Repeat the material below exactly, with no pictures.

□ □ □ □ □

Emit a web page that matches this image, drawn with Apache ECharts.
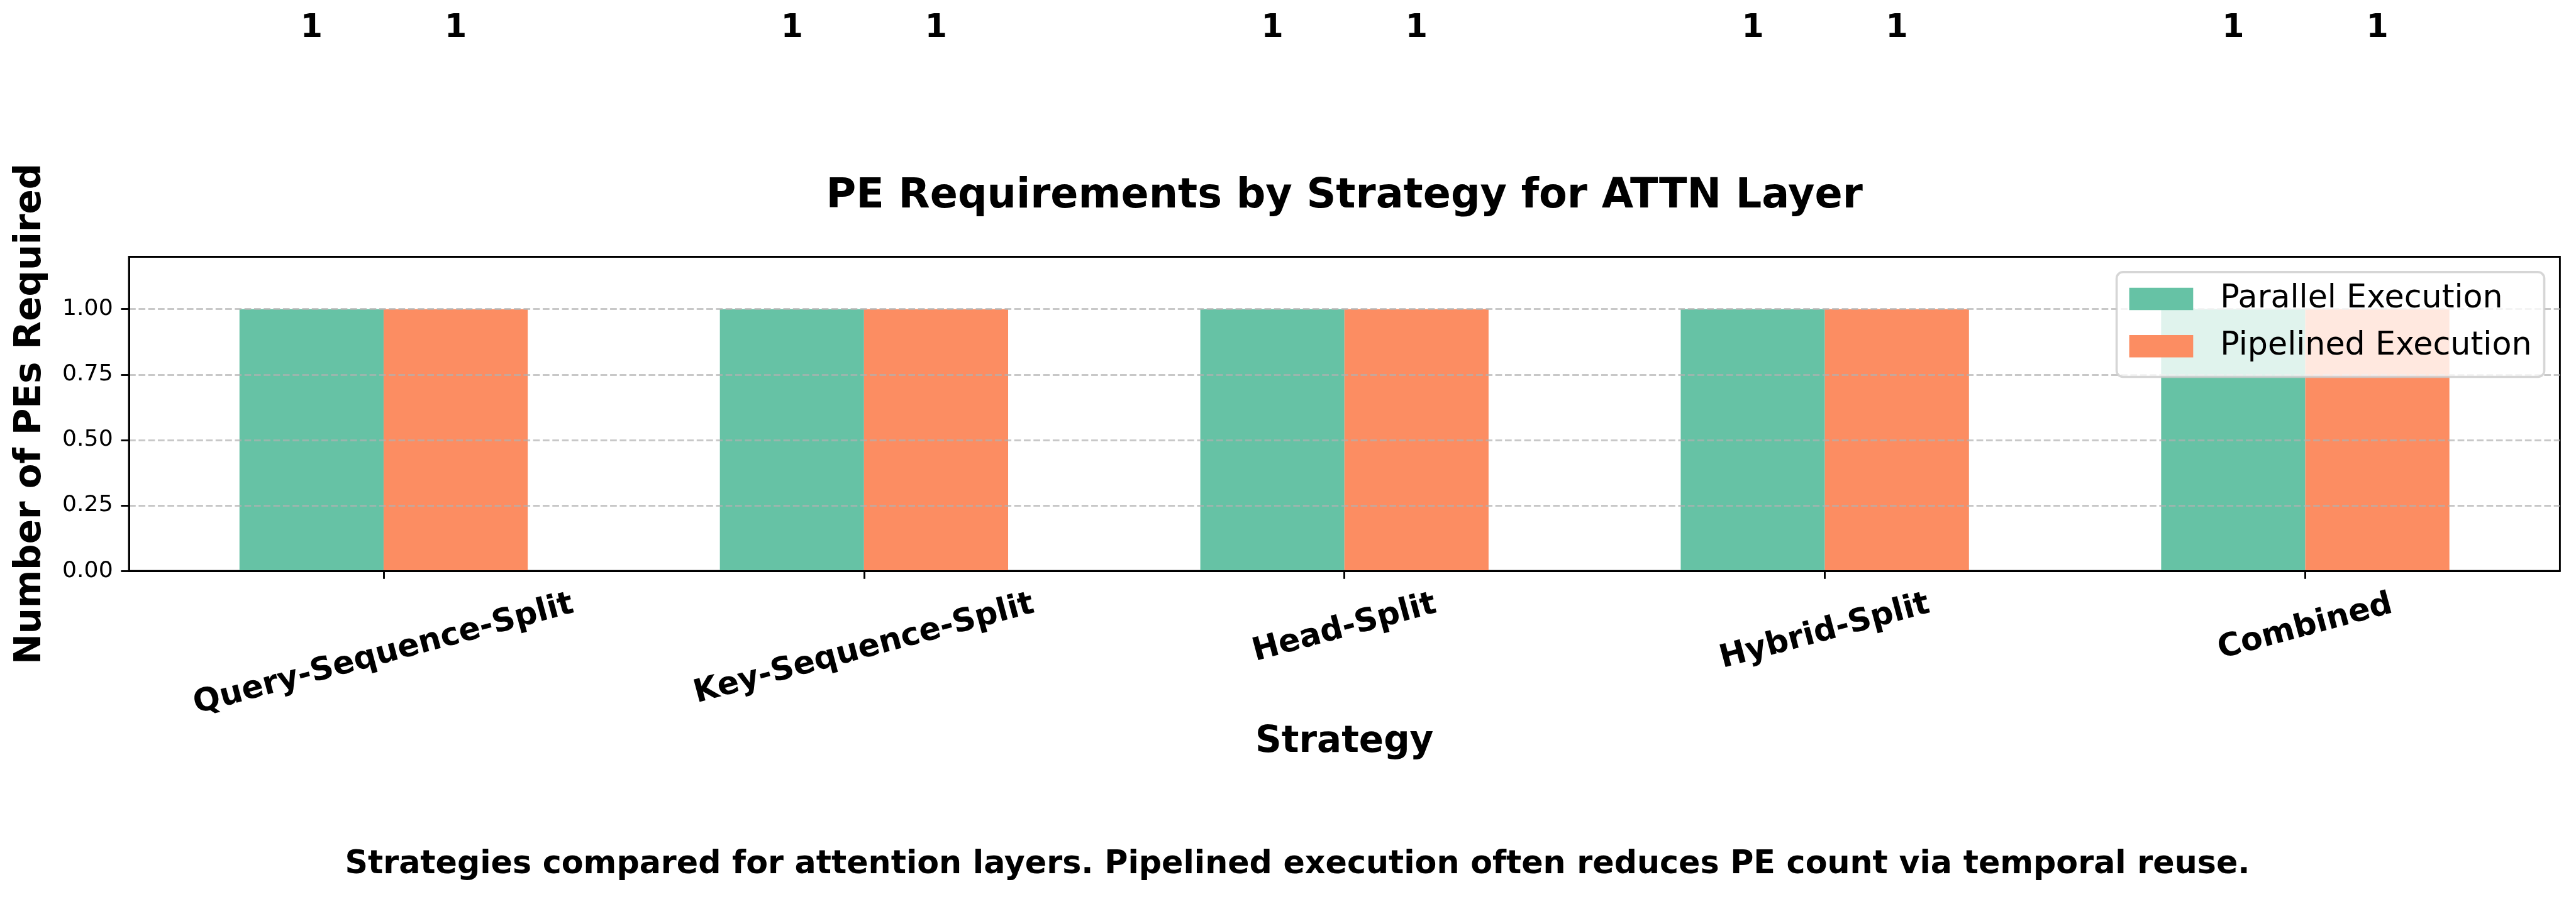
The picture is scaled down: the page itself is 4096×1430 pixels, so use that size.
<!DOCTYPE html>
<html><head><meta charset="utf-8">
<script src="https://cdn.jsdelivr.net/npm/echarts@6/dist/echarts.min.js"></script>
<style>html,body{margin:0;padding:0;background:#fff}#c{width:4096px;height:1430px}</style>
</head><body><div id="c"></div>
<script>
// ---- data ----
const categories = ['Query-Sequence-Split', 'Key-Sequence-Split', 'Head-Split', 'Hybrid-Split', 'Combined'];
const parallelPEs = [1, 1, 1, 1, 1];
const pipelinedPEs = [1, 1, 1, 1, 1];
const seriesNames = ['Parallel Execution', 'Pipelined Execution'];
const yTicks = [0, 0.25, 0.5, 0.75, 1.0];
const titleText = 'PE Requirements by Strategy for ATTN Layer';
const xTitle = 'Strategy';
const yTitle = 'Number of PEs Required';
const captionText = 'Strategies compared for attention layers. Pipelined execution often reduces PE count via temporal reuse.';

// ---- layout / style ----
const S = 0.869;
const FONT = 'DejaVu Sans';
const fs10 = 41.67 * S, fs14 = 58.33 * S, fs16 = 66.67 * S, fs18 = 75 * S;
const plotL = 236 * S, plotR = 4684 * S, plotT = 470 * S, plotB = 1045 * S;
const lw = 3.33 * S;
const tickLen = 14.6 * S;
const ang = 15 * Math.PI / 180;

// per-label padding so rotated labels hang below the axis like matplotlib (ha=center)
const ctx = document.createElement('canvas').getContext('2d');
ctx.font = 'bold ' + fs14 + 'px "' + FONT + '"';
const rich = {};
categories.forEach((c, i) => {
  const w = ctx.measureText(c).width;
  const P = w * Math.sin(ang) * Math.cos(ang);
  const R = P * Math.tan(ang);
  rich['l' + i] = { fontFamily: FONT, fontWeight: 'bold', fontSize: fs14, color: '#000', padding: [P, R, 0, 0] };
});
const catIdx = categories.map((_, i) => i);

const chart = echarts.init(document.getElementById('c'), null, { renderer: 'canvas' });
chart.setOption({
  animation: false,
  backgroundColor: '#fff',
  grid: {
    left: plotL, top: plotT, width: plotR - plotL, height: plotB - plotT,
    show: true, borderColor: '#000', borderWidth: lw, backgroundColor: 'transparent',
    containLabel: false, outerBoundsMode: 'none'
  },
  legend: {
    data: seriesNames, orient: 'vertical', left: 3365.6, top: 432.8,
    itemWidth: 101.7, itemHeight: 35.6, itemGap: 24.3, icon: 'rect',
    padding: [17.2, 20, 23.2, 20],
    backgroundColor: 'rgba(255,255,255,0.8)', borderColor: 'rgba(204,204,204,0.8)',
    borderWidth: 3.6, borderRadius: 10,
    textStyle: { fontFamily: FONT, fontSize: fs14, color: '#000', padding: [0, 0, 0, 38] }
  },
  xAxis: {
    type: 'value', min: -0.53, max: 4.53, z: 3,
    name: xTitle, nameLocation: 'middle', nameGap: 244,
    nameTextStyle: { fontFamily: FONT, fontWeight: 'bold', fontSize: fs16, color: '#000' },
    axisLine: { show: true, onZero: false, lineStyle: { color: '#000', width: lw } },
    axisTick: { show: true, inside: false, length: tickLen, customValues: catIdx, lineStyle: { color: '#000', width: lw } },
    axisLabel: {
      show: true, customValues: catIdx, rotate: 15, align: 'center', verticalAlign: 'middle', margin: 52.7,
      formatter: v => { const i = Math.round(v); return '{l' + i + '|' + categories[i] + '}'; },
      rich: rich
    },
    splitLine: { show: false }
  },
  yAxis: {
    type: 'value', min: 0, max: 1.2, interval: 0.25, z: 3,
    name: yTitle, nameLocation: 'middle', nameGap: 127.4, nameRotate: 90,
    nameTextStyle: { fontFamily: FONT, fontWeight: 'bold', fontSize: fs16, color: '#000' },
    axisLine: { show: true, onZero: false, lineStyle: { color: '#000', width: lw } },
    axisTick: { show: true, inside: false, length: tickLen, customValues: yTicks, lineStyle: { color: '#000', width: lw } },
    axisLabel: {
      show: true, customValues: yTicks, margin: 25.4,
      fontFamily: FONT, fontSize: fs10, color: '#000',
      formatter: v => v.toFixed(2)
    },
    splitLine: {
      show: true, showMinLine: false,
      lineStyle: { color: 'rgba(176,176,176,0.7)', width: lw, type: [10.7, 4.6] }
    }
  },
  series: [
    {
      name: seriesNames[0], type: 'bar', barWidth: '30%', barGap: '0%',
      data: parallelPEs.map((v, i) => [i, v]),
      itemStyle: { color: '#66c2a5' },
      label: {
        show: true, position: 'top', distance: 0, offset: [0, -420],
        fontFamily: FONT, fontWeight: 'bold', fontSize: fs14, color: '#000',
        formatter: p => String(p.value[1])
      }
    },
    {
      name: seriesNames[1], type: 'bar', barWidth: '30%', barGap: '0%',
      data: pipelinedPEs.map((v, i) => [i, v]),
      itemStyle: { color: '#fc8d62' },
      label: {
        show: true, position: 'top', distance: 0, offset: [0, -420],
        fontFamily: FONT, fontWeight: 'bold', fontSize: fs14, color: '#000',
        formatter: p => String(p.value[1])
      }
    }
  ],
  graphic: [
    { type: 'text', x: (plotL + plotR) / 2, y: 313.3, z: 10,
      style: { text: titleText, align: 'center', verticalAlign: 'middle', fontFamily: FONT, fontWeight: 'bold', fontSize: fs18, fill: '#000' } },
    { type: 'text', x: 2063, y: 1375.6, z: 10,
      style: { text: captionText, align: 'center', verticalAlign: 'middle', fontFamily: FONT, fontWeight: 'bold', fontSize: fs14, fill: '#000' } }
  ]
});
</script>
</body></html>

□ □ □ □ □

Result of the task
Emit a web page that matches this image, drawn with Apache ECharts.
The picture is scaled down: the page itself is 4096×1430 pixels, so use that size.
<!DOCTYPE html>
<html><head><meta charset="utf-8">
<script src="https://cdn.jsdelivr.net/npm/echarts@6/dist/echarts.min.js"></script>
<style>html,body{margin:0;padding:0;background:#fff}#c{width:4096px;height:1430px}</style>
</head><body><div id="c"></div>
<script>
// ---- data ----
const categories = ['Query-Sequence-Split', 'Key-Sequence-Split', 'Head-Split', 'Hybrid-Split', 'Combined'];
const parallelPEs = [1, 1, 1, 1, 1];
const pipelinedPEs = [1, 1, 1, 1, 1];
const seriesNames = ['Parallel Execution', 'Pipelined Execution'];
const yTicks = [0, 0.25, 0.5, 0.75, 1.0];
const titleText = 'PE Requirements by Strategy for ATTN Layer';
const xTitle = 'Strategy';
const yTitle = 'Number of PEs Required';
const captionText = 'Strategies compared for attention layers. Pipelined execution often reduces PE count via temporal reuse.';

// ---- layout / style ----
const S = 0.869;
const FONT = 'DejaVu Sans';
const fs10 = 41.67 * S, fs14 = 58.33 * S, fs16 = 66.67 * S, fs18 = 75 * S;
const plotL = 236 * S, plotR = 4684 * S, plotT = 470 * S, plotB = 1045 * S;
const lw = 3.33 * S;
const tickLen = 14.6 * S;
const ang = 15 * Math.PI / 180;

// per-label padding so rotated labels hang below the axis like matplotlib (ha=center)
const ctx = document.createElement('canvas').getContext('2d');
ctx.font = 'bold ' + fs14 + 'px "' + FONT + '"';
const rich = {};
categories.forEach((c, i) => {
  const w = ctx.measureText(c).width;
  const P = w * Math.sin(ang) * Math.cos(ang);
  const R = P * Math.tan(ang);
  rich['l' + i] = { fontFamily: FONT, fontWeight: 'bold', fontSize: fs14, color: '#000', padding: [P, R, 0, 0] };
});
const catIdx = categories.map((_, i) => i);

const chart = echarts.init(document.getElementById('c'), null, { renderer: 'canvas' });
chart.setOption({
  animation: false,
  backgroundColor: '#fff',
  grid: {
    left: plotL, top: plotT, width: plotR - plotL, height: plotB - plotT,
    show: true, borderColor: '#000', borderWidth: lw, backgroundColor: 'transparent',
    containLabel: false, outerBoundsMode: 'none'
  },
  legend: {
    data: seriesNames, orient: 'vertical', left: 3365.6, top: 432.8,
    itemWidth: 101.7, itemHeight: 35.6, itemGap: 24.3, icon: 'rect',
    padding: [17.2, 20, 23.2, 20],
    backgroundColor: 'rgba(255,255,255,0.8)', borderColor: 'rgba(204,204,204,0.8)',
    borderWidth: 3.6, borderRadius: 10,
    textStyle: { fontFamily: FONT, fontSize: fs14, color: '#000', padding: [0, 0, 0, 38] }
  },
  xAxis: {
    type: 'value', min: -0.53, max: 4.53, z: 3,
    name: xTitle, nameLocation: 'middle', nameGap: 244,
    nameTextStyle: { fontFamily: FONT, fontWeight: 'bold', fontSize: fs16, color: '#000' },
    axisLine: { show: true, onZero: false, lineStyle: { color: '#000', width: lw } },
    axisTick: { show: true, inside: false, length: tickLen, customValues: catIdx, lineStyle: { color: '#000', width: lw } },
    axisLabel: {
      show: true, customValues: catIdx, rotate: 15, align: 'center', verticalAlign: 'middle', margin: 52.7,
      formatter: v => { const i = Math.round(v); return '{l' + i + '|' + categories[i] + '}'; },
      rich: rich
    },
    splitLine: { show: false }
  },
  yAxis: {
    type: 'value', min: 0, max: 1.2, interval: 0.25, z: 3,
    name: yTitle, nameLocation: 'middle', nameGap: 127.4, nameRotate: 90,
    nameTextStyle: { fontFamily: FONT, fontWeight: 'bold', fontSize: fs16, color: '#000' },
    axisLine: { show: true, onZero: false, lineStyle: { color: '#000', width: lw } },
    axisTick: { show: true, inside: false, length: tickLen, customValues: yTicks, lineStyle: { color: '#000', width: lw } },
    axisLabel: {
      show: true, customValues: yTicks, margin: 25.4,
      fontFamily: FONT, fontSize: fs10, color: '#000',
      formatter: v => v.toFixed(2)
    },
    splitLine: {
      show: true, showMinLine: false,
      lineStyle: { color: 'rgba(176,176,176,0.7)', width: lw, type: [10.7, 4.6] }
    }
  },
  series: [
    {
      name: seriesNames[0], type: 'bar', barWidth: '30%', barGap: '0%',
      data: parallelPEs.map((v, i) => [i, v]),
      itemStyle: { color: '#66c2a5' },
      label: {
        show: true, position: 'top', distance: 0, offset: [0, -420],
        fontFamily: FONT, fontWeight: 'bold', fontSize: fs14, color: '#000',
        formatter: p => String(p.value[1])
      }
    },
    {
      name: seriesNames[1], type: 'bar', barWidth: '30%', barGap: '0%',
      data: pipelinedPEs.map((v, i) => [i, v]),
      itemStyle: { color: '#fc8d62' },
      label: {
        show: true, position: 'top', distance: 0, offset: [0, -420],
        fontFamily: FONT, fontWeight: 'bold', fontSize: fs14, color: '#000',
        formatter: p => String(p.value[1])
      }
    }
  ],
  graphic: [
    { type: 'text', x: (plotL + plotR) / 2, y: 313.3, z: 10,
      style: { text: titleText, align: 'center', verticalAlign: 'middle', fontFamily: FONT, fontWeight: 'bold', fontSize: fs18, fill: '#000' } },
    { type: 'text', x: 2063, y: 1375.6, z: 10,
      style: { text: captionText, align: 'center', verticalAlign: 'middle', fontFamily: FONT, fontWeight: 'bold', fontSize: fs14, fill: '#000' } }
  ]
});
</script>
</body></html>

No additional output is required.